_Given exercise_:
Copy all of the material exactly. Pictures are not to appear in the copy.

───── Source material ─────

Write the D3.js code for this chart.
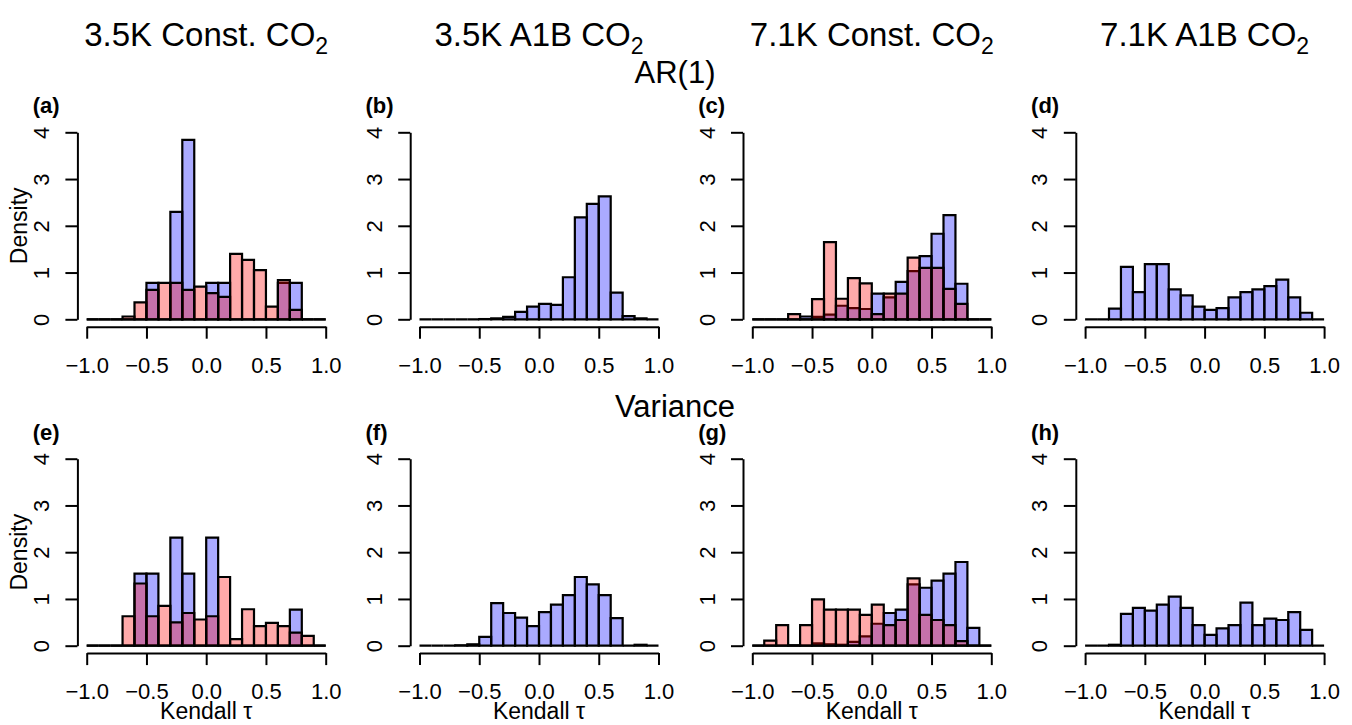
<!DOCTYPE html>
<html>
<head>
<meta charset="utf-8">
<title>Kendall tau histograms</title>
<script src="https://d3js.org/d3.v7.min.js"></script>
<style>
  body { margin: 0; background: #fff; }
  text { font-family: "Liberation Sans", Arial, Helvetica, sans-serif; fill: #000; }
</style>
</head>
<body>
<script>

// bin starts (width 0.1) on the Kendall tau axis
var binStart = [-1.0,-0.9,-0.8,-0.7,-0.6,-0.5,-0.4,-0.3,-0.2,-0.1,0.0,0.1,0.2,0.3,0.4,0.5,0.6,0.7,0.8,0.9];
var binWidth = 0.1;

var colTitles = ["3.5K Const. CO", "3.5K A1B CO", "7.1K Const. CO", "7.1K A1B CO"];
var rowTitles = ["AR(1)", "Variance"];
var panelLetters = ["(a)","(b)","(c)","(d)","(e)","(f)","(g)","(h)"];
var xTicks = [-1.0, -0.5, 0.0, 0.5, 1.0];
var yTicks = [0, 1, 2, 3, 4];

// AR(1) row
var ar1_35const_blue = [0,0,0,0,0,0.78,0,2.30,3.84,0,0.78,0.78,0,0,0,0,0.78,0.78,0,0];
var ar1_35const_red  = [0,0,0,0.06,0.36,0.63,0.78,0.78,0.63,0.70,0.56,0.48,1.40,1.27,1.05,0.27,0.84,0.20,0,0];
var ar1_35a1b_blue   = [0,0,0,0,0,0.005,0.02,0.05,0.16,0.27,0.33,0.31,0.90,2.18,2.47,2.63,0.57,0.07,0.02,0];
var ar1_71const_blue = [0,0,0,0,0.06,0.05,0.10,0.29,0.24,0.22,0.55,0.47,0.80,1.03,1.35,1.83,2.23,0.76,0,0];
var ar1_71const_red  = [0,0,0,0.11,0,0.43,1.65,0.44,0.88,0.77,0.11,0.55,0.55,1.32,1.10,1.10,0.65,0.33,0,0];
var ar1_71a1b_blue   = [0,0,0.23,1.12,0.58,1.18,1.18,0.64,0.51,0.27,0.20,0.24,0.47,0.58,0.64,0.71,0.85,0.47,0.14,0];

// Variance row
var var_35const_blue = [0,0,0,0,1.54,1.54,0,2.31,1.54,0,2.31,0,0,0,0,0,0,0.77,0,0];
var var_35const_red  = [0,0,0,0.63,1.33,0.63,0.85,0.50,0.70,0.56,0.63,1.47,0.14,0.78,0.42,0.49,0.42,0.28,0.21,0];
var var_35a1b_blue   = [0,0,0,0.01,0.03,0.19,0.91,0.70,0.60,0.42,0.72,0.88,1.08,1.47,1.31,1.08,0.59,0,0.02,0];
var var_71const_blue = [0,0,0,0,0,0.05,0.03,0.02,0.08,0.20,0.47,0.70,0.77,1.31,1.24,1.39,1.54,1.79,0.38,0];
var var_71const_red  = [0,0.11,0.44,0.01,0.44,0.99,0.77,0.77,0.77,0.66,0.88,0.44,0.55,1.44,0.66,0.55,0.44,0.10,0,0];
var var_71a1b_blue   = [0,0,0.02,0.68,0.81,0.75,0.88,1.05,0.81,0.44,0.23,0.37,0.44,0.92,0.44,0.58,0.55,0.72,0.34,0];

var panels = [
  {blue: ar1_35const_blue, red: ar1_35const_red},
  {blue: ar1_35a1b_blue,   red: null},
  {blue: ar1_71const_blue, red: ar1_71const_red},
  {blue: ar1_71a1b_blue,   red: null},
  {blue: var_35const_blue, red: var_35const_red},
  {blue: var_35a1b_blue,   red: null},
  {blue: var_71const_blue, red: var_71const_red},
  {blue: var_71a1b_blue,   red: null}
];

var W = 1352, H = 725;
var colX = [86.7, 419.5, 752.3, 1085.1];   // pixel of tau = -1
var plotW = 239;
var rowY0 = [319.3, 645.7];                 // pixel of density = 0
var plotH = 187;

var svg = d3.select("body").append("svg")
  .attr("width", W)
  .attr("height", H);

svg.append("rect").attr("width", W).attr("height", H).attr("fill", "#fff");

// column titles with subscript 2
colTitles.forEach(function(t, i) {
  var tx = svg.append("text")
    .attr("x", colX[i] + plotW / 2)
    .attr("y", 46)
    .attr("text-anchor", "middle")
    .attr("font-size", 33)
    .text(t);
  tx.append("tspan")
    .attr("font-size", 23)
    .attr("dy", 8)
    .text("2");
});

// row titles
svg.append("text").attr("x", 675).attr("y", 83).attr("text-anchor", "middle")
  .attr("font-size", 31).text(rowTitles[0]);
svg.append("text").attr("x", 675).attr("y", 417).attr("text-anchor", "middle")
  .attr("font-size", 31).text(rowTitles[1]);

function barPath(x, y, d) {
  var x0 = x(d.start), x1 = x(d.start + binWidth), yb = y(0), yt = y(d.v);
  return "M" + x0 + "," + yb + "H" + x1 + "V" + yt + "H" + x0 + "Z";
}

panels.forEach(function(p, i) {
  var col = i % 4, row = Math.floor(i / 4);

  var x = d3.scaleLinear().domain([-1, 1]).range([colX[col], colX[col] + plotW]);
  var y = d3.scaleLinear().domain([0, 4]).range([rowY0[row], rowY0[row] - plotH]);

  var g = svg.append("g");

  var series = [{vals: p.blue, fill: "rgba(0,0,255,0.333)"}];
  if (p.red) series.push({vals: p.red, fill: "rgba(255,0,0,0.333)"});

  series.forEach(function(s) {
    var data = s.vals.map(function(v, k) { return {start: binStart[k], v: v}; });
    g.append("g").selectAll("path")
      .data(data)
      .enter()
        .append("path")
        .attr("d", function(d) { return barPath(x, y, d); })
        .attr("fill", s.fill)
        .attr("stroke", "black")
        .attr("stroke-width", 2.2);
  });

  // x axis (R style: offset below the bars)
  var xa = g.append("g")
    .attr("transform", "translate(0," + (rowY0[row] + 7.4) + ")")
    .call(d3.axisBottom(x).tickValues(xTicks).tickFormat(d3.format(".1f"))
      .tickSize(12).tickSizeOuter(0).tickPadding(18.5));
  xa.selectAll("path, line").attr("stroke", "black").attr("stroke-width", 2);
  xa.selectAll("text").attr("font-size", 22).attr("font-family", null).attr("fill", "black");

  // y axis with rotated labels
  var ya = g.append("g")
    .attr("transform", "translate(" + (colX[col] - 9.3) + ",0)")
    .call(d3.axisLeft(y).tickValues(yTicks).tickFormat(d3.format("d"))
      .tickSize(12).tickSizeOuter(0));
  ya.selectAll("path, line").attr("stroke", "black").attr("stroke-width", 2);
  ya.selectAll("text")
    .attr("x", 0).attr("y", 0).attr("dy", "0.36em")
    .attr("text-anchor", "middle")
    .attr("transform", "translate(-36.3,0) rotate(-90)")
    .attr("font-size", 22).attr("font-family", null).attr("fill", "black");

  // panel letter
  g.append("text")
    .attr("x", colX[col] - 54)
    .attr("y", rowY0[row] - 206)
    .attr("font-size", 22)
    .attr("font-weight", "bold")
    .text(panelLetters[i]);

  if (col === 0) {
    g.append("text")
      .attr("transform", "translate(19," + y(2) + ") rotate(-90)")
      .attr("dy", "0.36em")
      .attr("text-anchor", "middle")
      .attr("font-size", 23)
      .text("Density");
  }
  if (row === 1) {
    g.append("text")
      .attr("x", colX[col] + plotW / 2)
      .attr("y", rowY0[row] + 73.5)
      .attr("text-anchor", "middle")
      .attr("font-size", 23)
      .text("Kendall τ");
  }
});

</script>
</body>
</html>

─────

_Task output_:
Write the D3.js code for this chart.
<!DOCTYPE html>
<html>
<head>
<meta charset="utf-8">
<title>Kendall tau histograms</title>
<script src="https://d3js.org/d3.v7.min.js"></script>
<style>
  body { margin: 0; background: #fff; }
  text { font-family: "Liberation Sans", Arial, Helvetica, sans-serif; fill: #000; }
</style>
</head>
<body>
<script>

// bin starts (width 0.1) on the Kendall tau axis
var binStart = [-1.0,-0.9,-0.8,-0.7,-0.6,-0.5,-0.4,-0.3,-0.2,-0.1,0.0,0.1,0.2,0.3,0.4,0.5,0.6,0.7,0.8,0.9];
var binWidth = 0.1;

var colTitles = ["3.5K Const. CO", "3.5K A1B CO", "7.1K Const. CO", "7.1K A1B CO"];
var rowTitles = ["AR(1)", "Variance"];
var panelLetters = ["(a)","(b)","(c)","(d)","(e)","(f)","(g)","(h)"];
var xTicks = [-1.0, -0.5, 0.0, 0.5, 1.0];
var yTicks = [0, 1, 2, 3, 4];

// AR(1) row
var ar1_35const_blue = [0,0,0,0,0,0.78,0,2.30,3.84,0,0.78,0.78,0,0,0,0,0.78,0.78,0,0];
var ar1_35const_red  = [0,0,0,0.06,0.36,0.63,0.78,0.78,0.63,0.70,0.56,0.48,1.40,1.27,1.05,0.27,0.84,0.20,0,0];
var ar1_35a1b_blue   = [0,0,0,0,0,0.005,0.02,0.05,0.16,0.27,0.33,0.31,0.90,2.18,2.47,2.63,0.57,0.07,0.02,0];
var ar1_71const_blue = [0,0,0,0,0.06,0.05,0.10,0.29,0.24,0.22,0.55,0.47,0.80,1.03,1.35,1.83,2.23,0.76,0,0];
var ar1_71const_red  = [0,0,0,0.11,0,0.43,1.65,0.44,0.88,0.77,0.11,0.55,0.55,1.32,1.10,1.10,0.65,0.33,0,0];
var ar1_71a1b_blue   = [0,0,0.23,1.12,0.58,1.18,1.18,0.64,0.51,0.27,0.20,0.24,0.47,0.58,0.64,0.71,0.85,0.47,0.14,0];

// Variance row
var var_35const_blue = [0,0,0,0,1.54,1.54,0,2.31,1.54,0,2.31,0,0,0,0,0,0,0.77,0,0];
var var_35const_red  = [0,0,0,0.63,1.33,0.63,0.85,0.50,0.70,0.56,0.63,1.47,0.14,0.78,0.42,0.49,0.42,0.28,0.21,0];
var var_35a1b_blue   = [0,0,0,0.01,0.03,0.19,0.91,0.70,0.60,0.42,0.72,0.88,1.08,1.47,1.31,1.08,0.59,0,0.02,0];
var var_71const_blue = [0,0,0,0,0,0.05,0.03,0.02,0.08,0.20,0.47,0.70,0.77,1.31,1.24,1.39,1.54,1.79,0.38,0];
var var_71const_red  = [0,0.11,0.44,0.01,0.44,0.99,0.77,0.77,0.77,0.66,0.88,0.44,0.55,1.44,0.66,0.55,0.44,0.10,0,0];
var var_71a1b_blue   = [0,0,0.02,0.68,0.81,0.75,0.88,1.05,0.81,0.44,0.23,0.37,0.44,0.92,0.44,0.58,0.55,0.72,0.34,0];

var panels = [
  {blue: ar1_35const_blue, red: ar1_35const_red},
  {blue: ar1_35a1b_blue,   red: null},
  {blue: ar1_71const_blue, red: ar1_71const_red},
  {blue: ar1_71a1b_blue,   red: null},
  {blue: var_35const_blue, red: var_35const_red},
  {blue: var_35a1b_blue,   red: null},
  {blue: var_71const_blue, red: var_71const_red},
  {blue: var_71a1b_blue,   red: null}
];

var W = 1352, H = 725;
var colX = [86.7, 419.5, 752.3, 1085.1];   // pixel of tau = -1
var plotW = 239;
var rowY0 = [319.3, 645.7];                 // pixel of density = 0
var plotH = 187;

var svg = d3.select("body").append("svg")
  .attr("width", W)
  .attr("height", H);

svg.append("rect").attr("width", W).attr("height", H).attr("fill", "#fff");

// column titles with subscript 2
colTitles.forEach(function(t, i) {
  var tx = svg.append("text")
    .attr("x", colX[i] + plotW / 2)
    .attr("y", 46)
    .attr("text-anchor", "middle")
    .attr("font-size", 33)
    .text(t);
  tx.append("tspan")
    .attr("font-size", 23)
    .attr("dy", 8)
    .text("2");
});

// row titles
svg.append("text").attr("x", 675).attr("y", 83).attr("text-anchor", "middle")
  .attr("font-size", 31).text(rowTitles[0]);
svg.append("text").attr("x", 675).attr("y", 417).attr("text-anchor", "middle")
  .attr("font-size", 31).text(rowTitles[1]);

function barPath(x, y, d) {
  var x0 = x(d.start), x1 = x(d.start + binWidth), yb = y(0), yt = y(d.v);
  return "M" + x0 + "," + yb + "H" + x1 + "V" + yt + "H" + x0 + "Z";
}

panels.forEach(function(p, i) {
  var col = i % 4, row = Math.floor(i / 4);

  var x = d3.scaleLinear().domain([-1, 1]).range([colX[col], colX[col] + plotW]);
  var y = d3.scaleLinear().domain([0, 4]).range([rowY0[row], rowY0[row] - plotH]);

  var g = svg.append("g");

  var series = [{vals: p.blue, fill: "rgba(0,0,255,0.333)"}];
  if (p.red) series.push({vals: p.red, fill: "rgba(255,0,0,0.333)"});

  series.forEach(function(s) {
    var data = s.vals.map(function(v, k) { return {start: binStart[k], v: v}; });
    g.append("g").selectAll("path")
      .data(data)
      .enter()
        .append("path")
        .attr("d", function(d) { return barPath(x, y, d); })
        .attr("fill", s.fill)
        .attr("stroke", "black")
        .attr("stroke-width", 2.2);
  });

  // x axis (R style: offset below the bars)
  var xa = g.append("g")
    .attr("transform", "translate(0," + (rowY0[row] + 7.4) + ")")
    .call(d3.axisBottom(x).tickValues(xTicks).tickFormat(d3.format(".1f"))
      .tickSize(12).tickSizeOuter(0).tickPadding(18.5));
  xa.selectAll("path, line").attr("stroke", "black").attr("stroke-width", 2);
  xa.selectAll("text").attr("font-size", 22).attr("font-family", null).attr("fill", "black");

  // y axis with rotated labels
  var ya = g.append("g")
    .attr("transform", "translate(" + (colX[col] - 9.3) + ",0)")
    .call(d3.axisLeft(y).tickValues(yTicks).tickFormat(d3.format("d"))
      .tickSize(12).tickSizeOuter(0));
  ya.selectAll("path, line").attr("stroke", "black").attr("stroke-width", 2);
  ya.selectAll("text")
    .attr("x", 0).attr("y", 0).attr("dy", "0.36em")
    .attr("text-anchor", "middle")
    .attr("transform", "translate(-36.3,0) rotate(-90)")
    .attr("font-size", 22).attr("font-family", null).attr("fill", "black");

  // panel letter
  g.append("text")
    .attr("x", colX[col] - 54)
    .attr("y", rowY0[row] - 206)
    .attr("font-size", 22)
    .attr("font-weight", "bold")
    .text(panelLetters[i]);

  if (col === 0) {
    g.append("text")
      .attr("transform", "translate(19," + y(2) + ") rotate(-90)")
      .attr("dy", "0.36em")
      .attr("text-anchor", "middle")
      .attr("font-size", 23)
      .text("Density");
  }
  if (row === 1) {
    g.append("text")
      .attr("x", colX[col] + plotW / 2)
      .attr("y", rowY0[row] + 73.5)
      .attr("text-anchor", "middle")
      .attr("font-size", 23)
      .text("Kendall τ");
  }
});

</script>
</body>
</html>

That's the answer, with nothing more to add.